#### The exercise:
Skip the pictures. Set down, word for word, the lines from the start of the material up to and including the line with "114.25, 114.40, 114.55];".

════

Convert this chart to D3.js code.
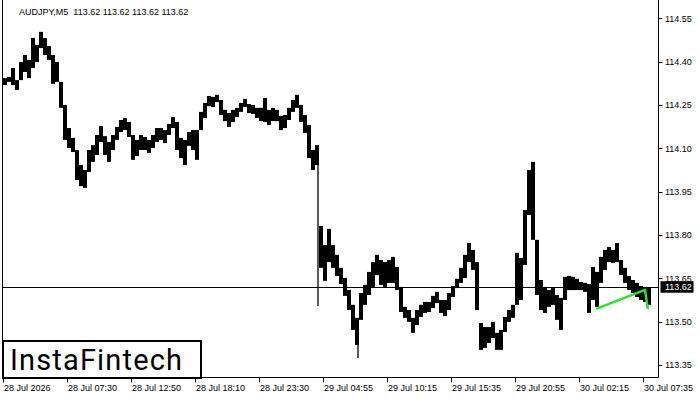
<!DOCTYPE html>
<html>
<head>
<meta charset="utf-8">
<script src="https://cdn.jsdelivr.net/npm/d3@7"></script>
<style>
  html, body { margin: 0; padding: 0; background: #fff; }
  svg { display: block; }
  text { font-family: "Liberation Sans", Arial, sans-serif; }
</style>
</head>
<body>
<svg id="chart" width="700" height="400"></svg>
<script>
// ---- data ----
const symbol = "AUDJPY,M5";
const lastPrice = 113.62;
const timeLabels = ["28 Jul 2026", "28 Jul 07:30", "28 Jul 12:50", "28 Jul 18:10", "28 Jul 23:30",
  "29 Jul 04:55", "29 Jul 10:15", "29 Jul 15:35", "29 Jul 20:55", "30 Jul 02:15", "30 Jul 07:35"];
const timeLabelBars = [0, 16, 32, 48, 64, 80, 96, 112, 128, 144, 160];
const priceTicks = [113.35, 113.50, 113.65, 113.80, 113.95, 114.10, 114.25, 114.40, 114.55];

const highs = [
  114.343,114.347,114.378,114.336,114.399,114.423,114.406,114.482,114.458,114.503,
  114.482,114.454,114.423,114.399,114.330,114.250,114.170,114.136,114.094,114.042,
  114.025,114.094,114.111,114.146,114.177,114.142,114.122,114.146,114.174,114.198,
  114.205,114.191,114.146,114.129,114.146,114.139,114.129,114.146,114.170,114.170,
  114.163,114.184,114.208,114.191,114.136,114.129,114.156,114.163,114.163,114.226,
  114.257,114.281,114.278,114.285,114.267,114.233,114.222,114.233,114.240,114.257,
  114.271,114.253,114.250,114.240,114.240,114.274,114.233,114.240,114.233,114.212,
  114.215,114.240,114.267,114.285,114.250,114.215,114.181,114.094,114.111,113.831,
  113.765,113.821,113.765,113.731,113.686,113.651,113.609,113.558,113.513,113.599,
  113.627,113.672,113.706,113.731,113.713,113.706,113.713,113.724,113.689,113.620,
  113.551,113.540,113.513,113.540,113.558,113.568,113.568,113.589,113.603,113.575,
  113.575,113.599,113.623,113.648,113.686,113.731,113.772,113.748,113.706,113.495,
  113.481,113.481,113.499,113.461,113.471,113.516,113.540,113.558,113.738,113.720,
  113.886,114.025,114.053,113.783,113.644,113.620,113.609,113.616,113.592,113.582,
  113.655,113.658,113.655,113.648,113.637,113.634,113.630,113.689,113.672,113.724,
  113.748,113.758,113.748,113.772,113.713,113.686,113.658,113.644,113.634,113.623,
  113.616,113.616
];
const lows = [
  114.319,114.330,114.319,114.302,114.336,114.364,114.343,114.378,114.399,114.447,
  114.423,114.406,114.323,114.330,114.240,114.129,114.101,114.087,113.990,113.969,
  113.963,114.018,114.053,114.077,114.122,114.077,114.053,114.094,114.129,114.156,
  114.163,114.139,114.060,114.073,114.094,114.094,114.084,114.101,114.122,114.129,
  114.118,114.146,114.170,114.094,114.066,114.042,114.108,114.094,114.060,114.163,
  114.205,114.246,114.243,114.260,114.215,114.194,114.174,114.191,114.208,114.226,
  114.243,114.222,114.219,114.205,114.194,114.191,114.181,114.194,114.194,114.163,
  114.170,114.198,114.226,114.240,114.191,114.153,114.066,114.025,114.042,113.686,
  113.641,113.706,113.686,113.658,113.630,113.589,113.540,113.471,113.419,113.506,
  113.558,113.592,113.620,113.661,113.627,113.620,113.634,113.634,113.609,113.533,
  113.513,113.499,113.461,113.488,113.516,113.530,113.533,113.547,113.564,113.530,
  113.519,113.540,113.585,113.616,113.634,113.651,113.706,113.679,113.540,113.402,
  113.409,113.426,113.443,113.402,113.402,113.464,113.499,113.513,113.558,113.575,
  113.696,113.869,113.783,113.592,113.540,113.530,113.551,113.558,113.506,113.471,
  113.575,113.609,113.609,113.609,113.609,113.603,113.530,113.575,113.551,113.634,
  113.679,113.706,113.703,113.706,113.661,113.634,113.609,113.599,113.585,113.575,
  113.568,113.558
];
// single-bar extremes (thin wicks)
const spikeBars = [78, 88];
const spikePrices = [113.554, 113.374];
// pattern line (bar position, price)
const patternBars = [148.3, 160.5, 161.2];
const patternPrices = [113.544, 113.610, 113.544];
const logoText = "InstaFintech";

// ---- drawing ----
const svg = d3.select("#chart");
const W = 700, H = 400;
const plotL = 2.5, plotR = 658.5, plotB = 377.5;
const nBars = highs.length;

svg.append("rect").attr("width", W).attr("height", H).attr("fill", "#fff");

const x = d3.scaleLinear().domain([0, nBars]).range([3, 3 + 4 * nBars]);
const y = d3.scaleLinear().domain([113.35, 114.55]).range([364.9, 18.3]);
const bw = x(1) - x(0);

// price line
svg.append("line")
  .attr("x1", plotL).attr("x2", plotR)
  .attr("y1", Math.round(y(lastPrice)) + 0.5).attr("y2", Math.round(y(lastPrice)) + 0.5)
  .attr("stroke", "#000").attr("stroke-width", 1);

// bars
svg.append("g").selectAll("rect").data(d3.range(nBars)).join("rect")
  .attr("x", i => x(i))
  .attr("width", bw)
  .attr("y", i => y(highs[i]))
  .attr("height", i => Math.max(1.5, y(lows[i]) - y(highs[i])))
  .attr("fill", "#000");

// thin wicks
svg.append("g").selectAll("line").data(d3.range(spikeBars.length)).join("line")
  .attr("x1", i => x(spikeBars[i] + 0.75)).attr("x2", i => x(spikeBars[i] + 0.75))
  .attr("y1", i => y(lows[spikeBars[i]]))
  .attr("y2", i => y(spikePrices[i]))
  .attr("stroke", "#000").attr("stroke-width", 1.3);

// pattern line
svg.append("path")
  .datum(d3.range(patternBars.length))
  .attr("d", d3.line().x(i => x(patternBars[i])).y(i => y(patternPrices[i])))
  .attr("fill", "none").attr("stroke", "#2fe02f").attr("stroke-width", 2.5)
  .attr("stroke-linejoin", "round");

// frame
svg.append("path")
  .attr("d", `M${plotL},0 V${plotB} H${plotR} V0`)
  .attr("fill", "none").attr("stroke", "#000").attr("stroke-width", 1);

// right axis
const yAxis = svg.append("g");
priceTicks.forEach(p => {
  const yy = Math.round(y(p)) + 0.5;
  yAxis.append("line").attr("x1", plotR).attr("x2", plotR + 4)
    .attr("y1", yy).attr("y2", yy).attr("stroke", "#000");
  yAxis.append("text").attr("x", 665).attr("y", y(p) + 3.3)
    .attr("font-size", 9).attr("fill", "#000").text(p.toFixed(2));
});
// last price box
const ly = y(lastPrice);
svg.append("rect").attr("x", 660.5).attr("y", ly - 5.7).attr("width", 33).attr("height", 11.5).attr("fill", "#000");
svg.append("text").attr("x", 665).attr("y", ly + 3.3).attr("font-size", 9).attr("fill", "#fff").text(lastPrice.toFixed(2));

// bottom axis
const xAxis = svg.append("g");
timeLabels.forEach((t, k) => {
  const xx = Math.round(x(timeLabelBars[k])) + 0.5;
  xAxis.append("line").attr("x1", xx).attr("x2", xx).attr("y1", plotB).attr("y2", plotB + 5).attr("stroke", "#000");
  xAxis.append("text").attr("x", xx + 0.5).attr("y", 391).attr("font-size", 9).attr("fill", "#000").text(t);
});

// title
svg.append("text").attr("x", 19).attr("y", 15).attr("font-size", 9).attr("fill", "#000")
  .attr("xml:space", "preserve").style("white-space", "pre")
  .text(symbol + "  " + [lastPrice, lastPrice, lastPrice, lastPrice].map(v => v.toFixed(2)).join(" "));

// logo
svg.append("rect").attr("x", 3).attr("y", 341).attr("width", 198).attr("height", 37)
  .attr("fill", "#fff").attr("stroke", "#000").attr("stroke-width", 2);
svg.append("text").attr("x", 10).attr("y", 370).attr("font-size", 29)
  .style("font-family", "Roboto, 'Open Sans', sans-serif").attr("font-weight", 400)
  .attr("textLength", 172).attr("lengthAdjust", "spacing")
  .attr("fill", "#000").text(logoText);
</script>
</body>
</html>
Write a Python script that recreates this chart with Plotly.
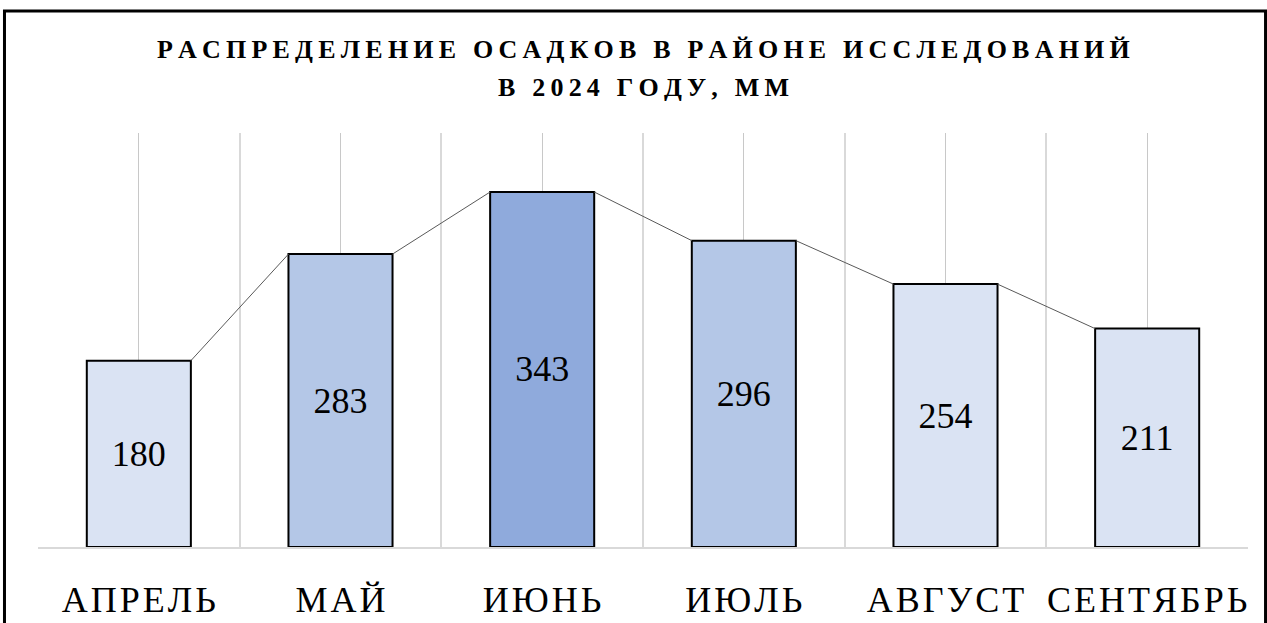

════

#### Result for this exercise:
Convert this chart to D3.js code.
<!DOCTYPE html>
<html>
<head>
<meta charset="utf-8">
<script src="https://cdn.jsdelivr.net/npm/d3@7"></script>
<style>
  html, body { margin: 0; padding: 0; background: #fff; }
  svg { display: block; }
  text { font-family: "Liberation Sans", Arial, sans-serif; }
</style>
</head>
<body>
<svg id="chart" width="700" height="400"></svg>
<script>
// ---- data ----
const symbol = "AUDJPY,M5";
const lastPrice = 113.62;
const timeLabels = ["28 Jul 2026", "28 Jul 07:30", "28 Jul 12:50", "28 Jul 18:10", "28 Jul 23:30",
  "29 Jul 04:55", "29 Jul 10:15", "29 Jul 15:35", "29 Jul 20:55", "30 Jul 02:15", "30 Jul 07:35"];
const timeLabelBars = [0, 16, 32, 48, 64, 80, 96, 112, 128, 144, 160];
const priceTicks = [113.35, 113.50, 113.65, 113.80, 113.95, 114.10, 114.25, 114.40, 114.55];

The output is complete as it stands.